You can also use a microfiber cloth to check for burrs on the board, and especially on the track where a blade might have gone astray. These can be burnished with a stainless tool or sanded off with fine grit sandpaper. I also wax all contact surfaces to facilitate low friction sliding.
 
I keep a piece of flawboard handy for when I'm cutting large panes of glass on the wall cutter. It can sometimes be easier to pinch and slide the mat and glass together as I'm lining it up without letting it drag on the naked vertical bar. Smaller pieces are easier to do without it, but it's so much harder to avoid scratches on the big heavy panes. Also yes, it's good practice to brush out the horizontal tray before/after glass cutting. I think my biggest challenge is gently setting it down on the metal tray so that one corner/edge doesn't get chipped.
 
Over the years the large "Fletcher" branding label on my glass cutter has been scratched and is slightly peeling in places.
Sometimes it makes an impossible to remove smudge on specialty coatings, (especially Museum glass) when the glass is being slid along into position.
For a long time I did what others have suggested, use a slip of paper, plastic, 2ply mat, or whatever to act as a protective slip between the glass surface and the metal of the machine.(or label in my case).
Eventually, I decided to cut a piece of 2ply mat to cover the metal triangle area that the glass slides across.
This works great, is inexpensive and is easily replaceable.
No more smudges/marks. :)
 
We found the main cause for scratches was the aluminum getting burrs from things rubbing against it. We ran our hand over it every once in a while to feel for them and then sanded the rough spots. We also used a thin piece of board if we were being extra careful (like with coated glass).
 
Same as Ylva.

Handling glass in general requires confidence.
Does the trainee have a pair of glass handling gloves? Eye protection?
TruVue offers free sets as well as other promotional material for the asking.
They are basically nylon/synthetic work gloves with nitrile gripping surfaces.
You can also use a microfiber cloth to check for burrs on the board, and especially on the track where a blade might have gone astray. These can be burnished with a stainless tool or sanded off with fine grit sandpaper. I also wax all contact surfaces to facilitate low friction sliding.
Thank you! Excellent suggestions. Yes, we have gloves & eye protection.
 
...If so, what do you use? I've seen paper & carpet.
As suggested by others above, just keep the back-plate and bottom channel clean, and you should have no problems. Tilting the glass away from the back-plate is wise, so long as you can do it safely.

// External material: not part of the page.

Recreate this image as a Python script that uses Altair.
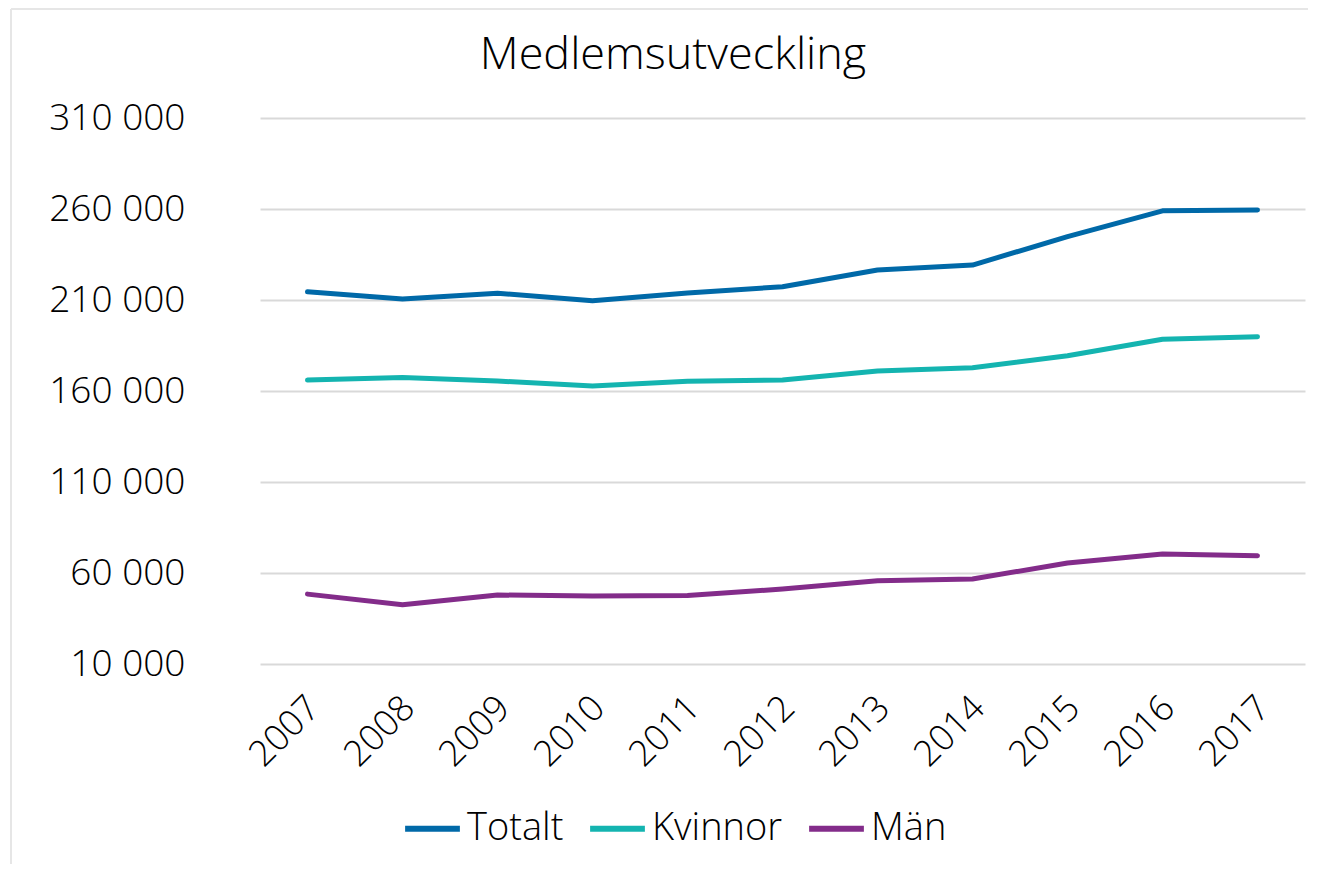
import altair as alt
import pandas as pd

years = ["2007", "2008", "2009", "2010", "2011", "2012", "2013", "2014", "2015", "2016", "2017"]
totalt = [214500, 210500, 213700, 209600, 213800, 217300, 226500, 229200, 244800, 259000, 259400]
kvinnor = [166000, 167400, 165500, 162700, 165300, 166000, 171000, 172800, 179400, 188400, 189800]
man = [48400, 42600, 47900, 47400, 47700, 51200, 55800, 56700, 65500, 70400, 69500]
series = ["Totalt", "Kvinnor", "Män"]
colors = ["#0069A8", "#14B4B0", "#832C8A"]
y_ticks = [10000, 60000, 110000, 160000, 210000, 260000, 310000]
title_text = ["Medlemsutveckling"]

rows = []
for name, vals in zip(series, [totalt, kvinnor, man]):
    for yr, v in zip(years, vals):
        rows.append({"År": yr, "Serie": name, "Antal": v})
df = pd.DataFrame(rows)

font = "Open Sans"

lines = alt.Chart(df).mark_line(strokeWidth=5, strokeCap="round", strokeJoin="round").encode(
    x=alt.X("År:O", sort=years, scale=alt.Scale(type="point", padding=0.5),
            axis=alt.Axis(title=None, labelAngle=315, labelFontSize=36, labelFont=font,
                          labelFontWeight=300,
                          labelColor="#000000", domain=False, ticks=False, grid=False,
                          labelPadding=26, labelOffset=-6)),
    y=alt.Y("Antal:Q", scale=alt.Scale(domain=[10000, 310000], nice=False, zero=False),
            axis=alt.Axis(title=None, values=y_ticks, format=",d", labelExpr="replace(datum.label, /,/g, ' ')",
                          labelFontSize=37, labelFont=font, labelFontWeight=300, labelColor="#000000",
                          domain=False, ticks=False, gridColor="#d9d9d9", gridWidth=2,
                          labelPadding=75)),
    color=alt.Color("Serie:N", sort=series, scale=alt.Scale(domain=series, range=colors),
                    legend=alt.Legend(title=None, orient="none", legendX=142, legendY=680,
                                      direction="horizontal", symbolType="stroke",
                                      symbolSize=3000, symbolStrokeWidth=6,
                                      labelFontSize=38, labelFont=font, labelFontWeight=300,
                                      labelColor="#000000",
                                      labelOffset=4, columnPadding=14)),
)

frame_df = pd.DataFrame({"k": [0]})
left_edge = alt.Chart(frame_df).mark_rule(color="#e6e6e6", strokeWidth=2).encode(
    x=alt.value(-249), y=alt.value(-109), y2=alt.value(770))
top_edge = alt.Chart(frame_df).mark_rule(color="#e6e6e6", strokeWidth=2).encode(
    x=alt.value(-249), x2=alt.value(1048), y=alt.value(-109))

title = alt.Chart(pd.DataFrame({"t": title_text})).mark_text(
    font=font, fontSize=45, fontWeight=300, color="#000000", align="center", baseline="alphabetic"
).encode(text="t:N", x=alt.value(413), y=alt.value(-49))

chart = alt.layer(left_edge, top_edge, title, lines).properties(
    width=1045,
    height=546,
    autosize=alt.AutoSizeParams(type="none"),
    padding={"left": 252, "top": 110, "right": 4, "bottom": 200},
).configure_view(stroke=None)

chart.save("out.html", embed_options={"renderer": "svg", "actions": False})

When cutting coated glass, I usually pull the paper separator out of the box with the glass and use that as a single-use, throw-away liner.

If you decide to attach any sort of lining on the back-plate, don't use carpet. It's too soft and harbors debris that can scratch glass and acrylic.
 
I use a sheet of matboard behind coated glass. No probs with standard float.

* I also have lined the bottom channel with short-pile carpet so as not the chip corners
of glass if I'm a bit careless loading a sheet.